The Rose Society
Author: Marie Lu
Series: The Young Elites #2
Genre: Young Adult, Fantasy
Pub Date: October 13, 2015
Publisher: G.P. Putnam’s Sons
Once upon a time, a girl had a father, a prince, a society of friends. Then they betrayed her, and she destroyed them all.
Adelina Amouteru’s heart has suffered at the hands of both family and friends, turning her down the bitter path of revenge. Now known and feared as the White Wolf, she and her sister flee Kenettra to find other Young Elites in the hopes of building her own army of allies. Her goal: to strike down the Inquisition Axis, the white-cloaked soldiers who nearly killed her.
But Adelina is no heroine. Her powers, fed only by fear and hate, have started to grow beyond her control. She does not trust her newfound Elite friends. Teren Santoro, leader of the Inquisition, wants her dead. And her former friends, Raffaele and the Dagger Society, want to stop her thirst for vengeance. Adelina struggles to cling to the good within her. But how can someone be good, when her very existence depends on darkness?

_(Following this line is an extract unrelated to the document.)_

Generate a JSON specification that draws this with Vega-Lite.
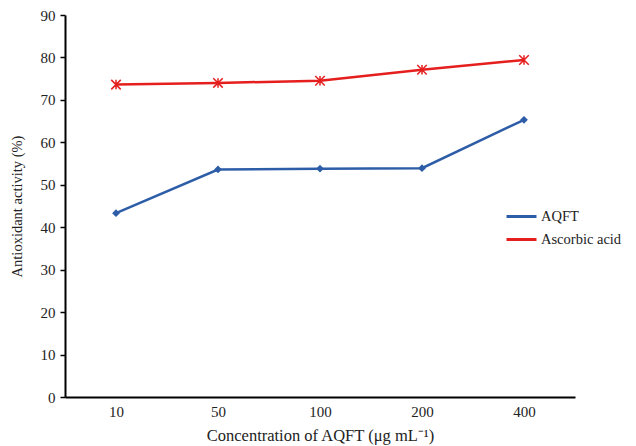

I was a bit hesitant to jump into The Rose Society because I am not the biggest fan of the first book, The Young Elites. I thought the plot was boring and the characters were dull, but I thought there was still a spark in it that would hopefully translate better into the sophomore novel. I’m glad to say that I took a chance on this book, because it was much better than the first and a great read!
Spoilers for the first book after this point!
The Rose Society starts off with Adelina and Violetta looking for other Elites to create a group that can take down Teren and the Inquisition. They are following a lead on a mysterious tale that tells of a man with Elite-like powers, and this takes them away from Kenettra and to other far away lands. You are also reminded of Enzo, and all Adelina has done to get to where she is now. Adelina is also growing stronger than ever, and as the darkness continues to spread inside of her, you slowly start to see her spiral downwards. Marie Lu has said that this is a story about a villain, and that definitely becomes crystal clear in this novel.
My main issues with the first book–the plot, the characters–were pretty much fixed in The Rose Society. Whereas the plot of the first book went at a snails-pace and often felt like nothing was happening, I felt like this book went at a pretty steady pace in the beginning and picked up speed around 3/4th into the story. I couldn’t finish it fast enough; it took me a couple days to finish the first half of the book and a couple hours to finish the second half. There were some parts where I felt the story lagged–particularly Raffaele’s parts–but overall it maintained a nice pace.
Adelina’s journey to darkness progressed much faster in The Rose Society than it did in TYE. In the beginning of the series, you can feel her fighting against her anger and darkness to be “good,” but the farther the series progresses, the darker Adelina seems to get. That, to me, was my favorite part of the novel–you can see her character development very clearly throughout TRS, and by the end she’s in a completely different place than she started. I won’t say much because of spoilers, but the Adelina from TRS is a whole different animal than the Adelina from TYE (coincidentally, she’s called the White Wolf now, and I think that has a pretty badass ring to it, don’t you?).
The new characters were all pretty interesting and nice additions to the story. However, while the new characters were all, for the most part, well developed, the old characters from TYE still felt like they were lacking something to me. The Daggers are all still bland characters who have no distinctive character traits to them, and I didn’t care about their lives at all (which in a novel with stakes like TRS, that’s a very bad thing). They still felt woefully undeveloped to me which was disappointing after seeing Adelina’s terrific development. It made me want to roll my eyes Cersei Lannister-style because it was so infuriating!
Oh, remember the new character at the end of TYE, Maeve? The new Elite with the supposed power to bring back people from the dead? Well, all those questions you have about her and a certain someone–they’re answered. And I don’t know if you’ll like the outcome.
Overall, The Rose Society was a great improvement from the first novel and offered an exciting look at what makes a villain become a villain. While some of the characters were lackluster and the plot lagged at times, the story was a thrilling edition to the series and was a great improvement compared to the first book. I will definitely be reading the final book to see how Adelina’s story comes to an end.